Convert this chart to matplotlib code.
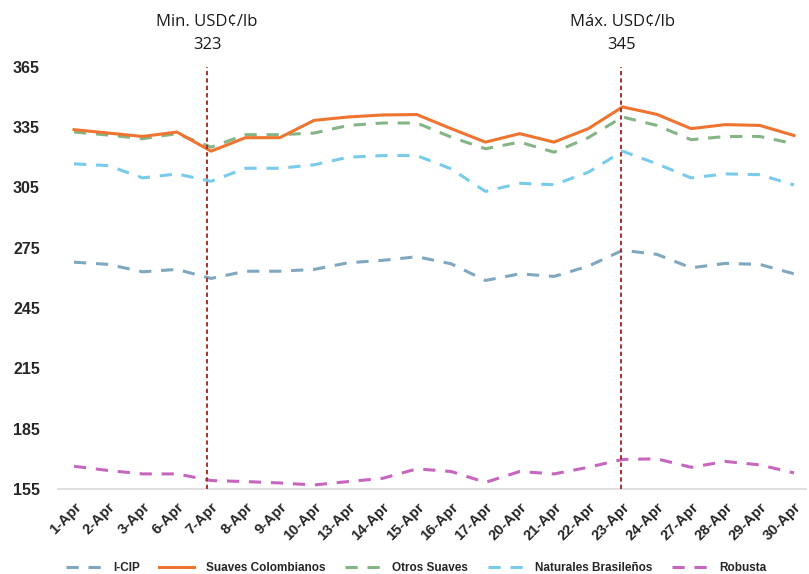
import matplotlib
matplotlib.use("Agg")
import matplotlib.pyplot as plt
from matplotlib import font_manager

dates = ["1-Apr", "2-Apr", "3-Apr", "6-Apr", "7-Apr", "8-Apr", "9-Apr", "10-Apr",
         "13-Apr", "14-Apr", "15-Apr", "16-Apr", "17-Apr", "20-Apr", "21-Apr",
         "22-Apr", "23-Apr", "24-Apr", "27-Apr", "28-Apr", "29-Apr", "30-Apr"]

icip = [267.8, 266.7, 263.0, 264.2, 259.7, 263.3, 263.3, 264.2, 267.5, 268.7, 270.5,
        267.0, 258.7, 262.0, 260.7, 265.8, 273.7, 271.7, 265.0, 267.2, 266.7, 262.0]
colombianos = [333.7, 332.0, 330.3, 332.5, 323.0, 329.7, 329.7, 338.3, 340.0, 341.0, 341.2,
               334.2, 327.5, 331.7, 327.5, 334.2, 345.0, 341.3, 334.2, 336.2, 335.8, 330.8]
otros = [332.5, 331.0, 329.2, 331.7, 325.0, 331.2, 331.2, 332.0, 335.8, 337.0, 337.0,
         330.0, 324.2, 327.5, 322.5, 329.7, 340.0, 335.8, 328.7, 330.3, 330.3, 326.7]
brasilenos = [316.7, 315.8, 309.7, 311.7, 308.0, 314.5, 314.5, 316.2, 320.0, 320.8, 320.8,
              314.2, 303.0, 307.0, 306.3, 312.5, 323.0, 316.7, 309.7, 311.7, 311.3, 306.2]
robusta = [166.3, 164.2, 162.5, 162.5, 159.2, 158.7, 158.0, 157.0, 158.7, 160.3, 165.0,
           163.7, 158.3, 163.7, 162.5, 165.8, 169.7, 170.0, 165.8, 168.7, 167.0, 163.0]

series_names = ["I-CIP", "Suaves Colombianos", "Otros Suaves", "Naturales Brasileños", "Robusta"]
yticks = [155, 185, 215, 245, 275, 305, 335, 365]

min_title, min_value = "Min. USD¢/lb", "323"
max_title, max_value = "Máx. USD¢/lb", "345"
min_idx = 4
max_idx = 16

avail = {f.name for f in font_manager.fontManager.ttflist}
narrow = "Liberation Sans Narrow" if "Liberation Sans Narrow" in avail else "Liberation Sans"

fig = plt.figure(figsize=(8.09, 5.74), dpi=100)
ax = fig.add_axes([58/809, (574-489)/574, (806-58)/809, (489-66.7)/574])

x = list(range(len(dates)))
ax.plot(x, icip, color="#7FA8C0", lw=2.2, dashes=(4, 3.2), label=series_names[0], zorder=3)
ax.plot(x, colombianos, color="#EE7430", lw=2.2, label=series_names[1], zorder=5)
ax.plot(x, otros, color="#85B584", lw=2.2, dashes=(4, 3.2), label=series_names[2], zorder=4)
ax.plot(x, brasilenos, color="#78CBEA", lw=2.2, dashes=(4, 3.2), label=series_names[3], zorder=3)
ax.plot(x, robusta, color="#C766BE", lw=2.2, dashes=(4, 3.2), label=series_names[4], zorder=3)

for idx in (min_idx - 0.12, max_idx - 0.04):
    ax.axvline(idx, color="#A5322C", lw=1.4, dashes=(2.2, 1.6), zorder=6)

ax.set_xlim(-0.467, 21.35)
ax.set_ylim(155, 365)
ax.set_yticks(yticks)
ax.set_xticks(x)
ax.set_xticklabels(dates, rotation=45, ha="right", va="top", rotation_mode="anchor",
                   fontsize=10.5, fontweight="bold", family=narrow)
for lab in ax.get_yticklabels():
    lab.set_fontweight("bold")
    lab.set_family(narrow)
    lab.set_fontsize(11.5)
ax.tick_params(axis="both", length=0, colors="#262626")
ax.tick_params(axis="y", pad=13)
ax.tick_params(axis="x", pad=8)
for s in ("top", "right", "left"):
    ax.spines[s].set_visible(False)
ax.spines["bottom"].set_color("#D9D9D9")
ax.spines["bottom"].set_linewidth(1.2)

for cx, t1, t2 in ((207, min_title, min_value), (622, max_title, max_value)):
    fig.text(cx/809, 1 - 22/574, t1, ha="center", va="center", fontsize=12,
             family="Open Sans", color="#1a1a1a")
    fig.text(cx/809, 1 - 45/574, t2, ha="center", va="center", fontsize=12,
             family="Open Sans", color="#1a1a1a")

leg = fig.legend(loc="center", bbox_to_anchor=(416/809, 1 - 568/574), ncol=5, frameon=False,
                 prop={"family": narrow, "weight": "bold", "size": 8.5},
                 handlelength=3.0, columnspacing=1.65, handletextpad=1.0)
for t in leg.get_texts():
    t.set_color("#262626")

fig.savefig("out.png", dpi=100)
# # # # # # #
> [Problem to solve]: Quote every line word for word and keep the images out of the copy.

> [Output for this exercise]:
Convert this chart to matplotlib code.
import matplotlib
matplotlib.use("Agg")
import matplotlib.pyplot as plt
from matplotlib import font_manager

dates = ["1-Apr", "2-Apr", "3-Apr", "6-Apr", "7-Apr", "8-Apr", "9-Apr", "10-Apr",
         "13-Apr", "14-Apr", "15-Apr", "16-Apr", "17-Apr", "20-Apr", "21-Apr",
         "22-Apr", "23-Apr", "24-Apr", "27-Apr", "28-Apr", "29-Apr", "30-Apr"]

icip = [267.8, 266.7, 263.0, 264.2, 259.7, 263.3, 263.3, 264.2, 267.5, 268.7, 270.5,
        267.0, 258.7, 262.0, 260.7, 265.8, 273.7, 271.7, 265.0, 267.2, 266.7, 262.0]
colombianos = [333.7, 332.0, 330.3, 332.5, 323.0, 329.7, 329.7, 338.3, 340.0, 341.0, 341.2,
               334.2, 327.5, 331.7, 327.5, 334.2, 345.0, 341.3, 334.2, 336.2, 335.8, 330.8]
otros = [332.5, 331.0, 329.2, 331.7, 325.0, 331.2, 331.2, 332.0, 335.8, 337.0, 337.0,
         330.0, 324.2, 327.5, 322.5, 329.7, 340.0, 335.8, 328.7, 330.3, 330.3, 326.7]
brasilenos = [316.7, 315.8, 309.7, 311.7, 308.0, 314.5, 314.5, 316.2, 320.0, 320.8, 320.8,
              314.2, 303.0, 307.0, 306.3, 312.5, 323.0, 316.7, 309.7, 311.7, 311.3, 306.2]
robusta = [166.3, 164.2, 162.5, 162.5, 159.2, 158.7, 158.0, 157.0, 158.7, 160.3, 165.0,
           163.7, 158.3, 163.7, 162.5, 165.8, 169.7, 170.0, 165.8, 168.7, 167.0, 163.0]

series_names = ["I-CIP", "Suaves Colombianos", "Otros Suaves", "Naturales Brasileños", "Robusta"]
yticks = [155, 185, 215, 245, 275, 305, 335, 365]

min_title, min_value = "Min. USD¢/lb", "323"
max_title, max_value = "Máx. USD¢/lb", "345"
min_idx = 4
max_idx = 16

avail = {f.name for f in font_manager.fontManager.ttflist}
narrow = "Liberation Sans Narrow" if "Liberation Sans Narrow" in avail else "Liberation Sans"

fig = plt.figure(figsize=(8.09, 5.74), dpi=100)
ax = fig.add_axes([58/809, (574-489)/574, (806-58)/809, (489-66.7)/574])

x = list(range(len(dates)))
ax.plot(x, icip, color="#7FA8C0", lw=2.2, dashes=(4, 3.2), label=series_names[0], zorder=3)
ax.plot(x, colombianos, color="#EE7430", lw=2.2, label=series_names[1], zorder=5)
ax.plot(x, otros, color="#85B584", lw=2.2, dashes=(4, 3.2), label=series_names[2], zorder=4)
ax.plot(x, brasilenos, color="#78CBEA", lw=2.2, dashes=(4, 3.2), label=series_names[3], zorder=3)
ax.plot(x, robusta, color="#C766BE", lw=2.2, dashes=(4, 3.2), label=series_names[4], zorder=3)

for idx in (min_idx - 0.12, max_idx - 0.04):
    ax.axvline(idx, color="#A5322C", lw=1.4, dashes=(2.2, 1.6), zorder=6)

ax.set_xlim(-0.467, 21.35)
ax.set_ylim(155, 365)
ax.set_yticks(yticks)
ax.set_xticks(x)
ax.set_xticklabels(dates, rotation=45, ha="right", va="top", rotation_mode="anchor",
                   fontsize=10.5, fontweight="bold", family=narrow)
for lab in ax.get_yticklabels():
    lab.set_fontweight("bold")
    lab.set_family(narrow)
    lab.set_fontsize(11.5)
ax.tick_params(axis="both", length=0, colors="#262626")
ax.tick_params(axis="y", pad=13)
ax.tick_params(axis="x", pad=8)
for s in ("top", "right", "left"):
    ax.spines[s].set_visible(False)
ax.spines["bottom"].set_color("#D9D9D9")
ax.spines["bottom"].set_linewidth(1.2)

for cx, t1, t2 in ((207, min_title, min_value), (622, max_title, max_value)):
    fig.text(cx/809, 1 - 22/574, t1, ha="center", va="center", fontsize=12,
             family="Open Sans", color="#1a1a1a")
    fig.text(cx/809, 1 - 45/574, t2, ha="center", va="center", fontsize=12,
             family="Open Sans", color="#1a1a1a")

leg = fig.legend(loc="center", bbox_to_anchor=(416/809, 1 - 568/574), ncol=5, frameon=False,
                 prop={"family": narrow, "weight": "bold", "size": 8.5},
                 handlelength=3.0, columnspacing=1.65, handletextpad=1.0)
for t in leg.get_texts():
    t.set_color("#262626")

fig.savefig("out.png", dpi=100)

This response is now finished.